Perhaps the most important psychological innovation of Twitter is that it assumes you won't see every message that comes along. There's no count of unread items, and very little social cost to telling a friend that you missed their tweet. That convenience and social accommodation is incredibly valuable and an important contribution to the web.

However, by creating a lossy environment where individual tweets are disposable, there's also an environment where few will build the infrastructure to support broader, more meaningful conversations that could be catalyzed by a tweet. In many ways, this means the best tweets for advancing an idea are those that contain links to more permanent media.

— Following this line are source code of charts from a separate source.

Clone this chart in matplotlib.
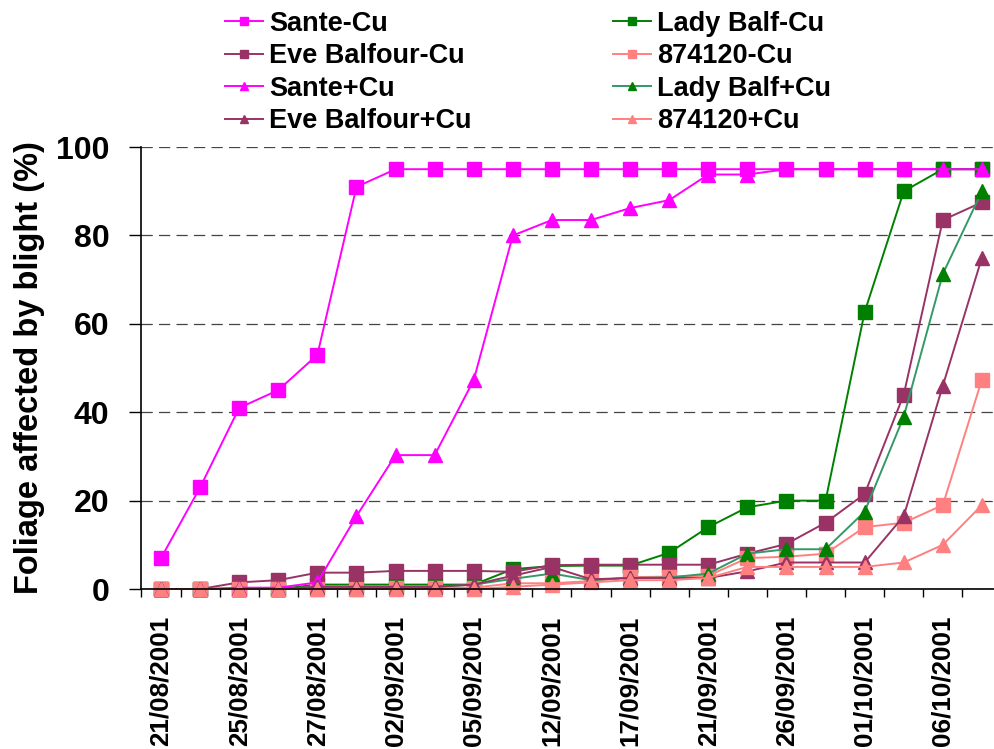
import numpy as np
import matplotlib.pyplot as plt

plt.rcParams['font.family'] = ['Liberation Sans', 'DejaVu Sans']
plt.rcParams['font.weight'] = 'bold'

# only every other date is printed on the original axis
dates = ["21/08/2001", "", "25/08/2001", "", "27/08/2001", "", "02/09/2001", "",
         "05/09/2001", "", "12/09/2001", "", "17/09/2001", "", "21/09/2001", "",
         "26/09/2001", "", "01/10/2001", "", "06/10/2001", ""]

sante_cu = [7, 23, 41, 45, 53, 91, 95, 95, 95, 95, 95, 95, 95, 95, 95, 95, 95, 95, 95, 95, 95, 95]
lady_cu = [0, 0, 0, 0, 1, 1, 1, 1, 1, 4.5, 5.2, 5.3, 5.3, 8.2, 14, 18.5, 20, 20, 62.7, 90, 95, 95]
eve_cu = [0, 0, 1.5, 2, 3.7, 3.7, 4.1, 4.1, 4.1, 3.9, 5.4, 5.5, 5.5, 5.5, 5.5, 8, 10.2, 15, 21.5, 44, 83.5, 87.5]
c874_cu = [0, 0, 0, 0, 0, 0, 0.3, 0.3, 0.3, 1.3, 1.3, 1.8, 2.7, 2.8, 3, 7, 7.3, 8, 14, 15, 19, 47.4]
sante_p = [0, 0, 0.3, 0.3, 1.5, 16.5, 30.3, 30.3, 47.3, 80, 83.5, 83.5, 86.2, 88, 93.8, 93.8, 95, 95, 95, 95, 95, 95]
lady_p = [0, 0, 0, 0, 0.5, 0.5, 0.5, 0.5, 1, 2.3, 3.5, 2, 2.5, 2.6, 3.5, 8, 9, 9, 17.5, 39, 71.3, 90]
eve_p = [0, 0, 0, 0, 0.5, 0.5, 0.5, 0.5, 1, 3, 5, 2.2, 2.5, 2.5, 2.5, 4, 6, 6, 6, 16.5, 46, 75]
c874_p = [0, 0, 0, 0, 0, 0, 0, 0, 0, 0.5, 1, 1.5, 2, 2, 2.5, 5, 5, 5, 5, 6, 10, 19]

series = [
    ("Sante-Cu", sante_cu, "#FF00FF", "#FF00FF", "s"),
    ("Lady Balf-Cu", lady_cu, "#008000", "#008000", "s"),
    ("Eve Balfour-Cu", eve_cu, "#993366", "#993366", "s"),
    ("874120-Cu", c874_cu, "#FF8080", "#FF8080", "s"),
    ("Sante+Cu", sante_p, "#FF00FF", "#FF00FF", "^"),
    ("Lady Balf+Cu", lady_p, "#339966", "#008000", "^"),
    ("Eve Balfour+Cu", eve_p, "#993366", "#993366", "^"),
    ("874120+Cu", c874_p, "#FF8080", "#FF8080", "^"),
]

fig = plt.figure(figsize=(9.95, 7.49), dpi=100)
ax = fig.add_axes([0.1422, 0.2136, 0.8643, 0.590])

x = np.arange(len(dates))
handles = {}
for name, vals, lc, mc, mk in series:
    h, = ax.plot(x, vals, color=lc, lw=1.4, marker=mk,
                 markersize=9.5 if mk == "s" else 10.5,
                 markerfacecolor=mc, markeredgecolor=mc, label=name, clip_on=False)
    handles[name] = h

ax.set_xlim(-0.5, len(dates) - 0.5)
ax.set_ylim(0, 100)
ax.set_yticks([0, 20, 40, 60, 80, 100])
ax.tick_params(axis='y', labelsize=23, length=9, width=1, pad=14, direction='out')
ax.yaxis.grid(True, linestyle=(0, (9, 5)), color='#444444', lw=0.9)

ax.set_xticks(x[::2])
ax.set_xticklabels(dates[::2], rotation=90, fontsize=18.7, fontweight='bold')
ax.set_xticks(np.arange(-0.5, len(dates), 1), minor=True)
ax.tick_params(axis='x', which='major', length=0, pad=19)
ax.tick_params(axis='x', which='minor', length=6, width=1, direction='out')

ax.set_ylabel("Foliage affected by blight (%)", fontsize=23.5, fontweight='bold', labelpad=8)

for s in ['top', 'right']:
    ax.spines[s].set_visible(False)
for s in ['left', 'bottom']:
    ax.spines[s].set_linewidth(1.2)
ax.set_axisbelow(True)

order = ["Sante-Cu", "Eve Balfour-Cu", "Sante+Cu", "Eve Balfour+Cu",
         "Lady Balf-Cu", "874120-Cu", "Lady Balf+Cu", "874120+Cu"]
fig.legend([handles[n] for n in order], order, ncol=2, frameon=False,
           loc='upper left', bbox_to_anchor=(0.213, 1.004),
           handlelength=1.4, handletextpad=0.2, columnspacing=5.25,
           labelspacing=0.24, borderpad=0.0, markerscale=0.55,
           prop={'weight': 'bold', 'size': 19.5})

fig.savefig("out.png", dpi=100)
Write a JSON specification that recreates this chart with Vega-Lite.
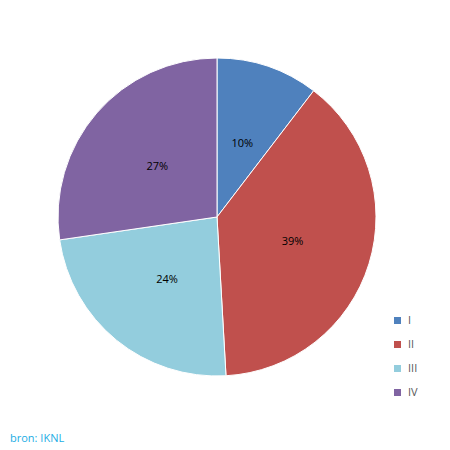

He's right that the guilt-free nature of Twitter is a delight. You can go a few days without checking it and it's "okay." But the downside of such a set-up is captured in Anil's post title: If You Didn't Blog It, It Didn't Happen. This is not just about the 140 character limit of Twitter (though obviously that's a major impediment to conversations). Tweets come and go, and if it's gone, it's (basically) gone. As evidence of this, I'd link you to a "debate" David Frum and Virginia Postrel had last week on Twitter about health care policy, of which I read bits and pieces, but alas, it's too hard to find and impossible to reference in full.

Blog posts are easily linked-to, archived, tagged. Lengthy conversations can ensue in the posts and comments section. And an RSS reader efficiently captures everything (though it could do a better job at tracking multi-blog conversations). I'd give up Twitter without much of a fuss, whereas you'd have to fight me to death to take away my RSS reader and blogs. I'd miss Twitter, to be sure — it's fun to see an on-going stream of gestures from people I care about. But it's not core to my intellectual experience on the web.

Stowe Boyd concludes on a philosophical note:

Lurking behind Anil’s practicality are the more philosophical issues of time and transience. Yes, we don’t need to retain every tweet ever read or written. We can accept the fast and furious impermanence of most tweets, and the up tempo pace of the Twitter bloodstream. But we want to also operate at a slower pace, dealing with deeper and abiding interests, ideas, and connections. We need to be able to shift tempo without missing a beat.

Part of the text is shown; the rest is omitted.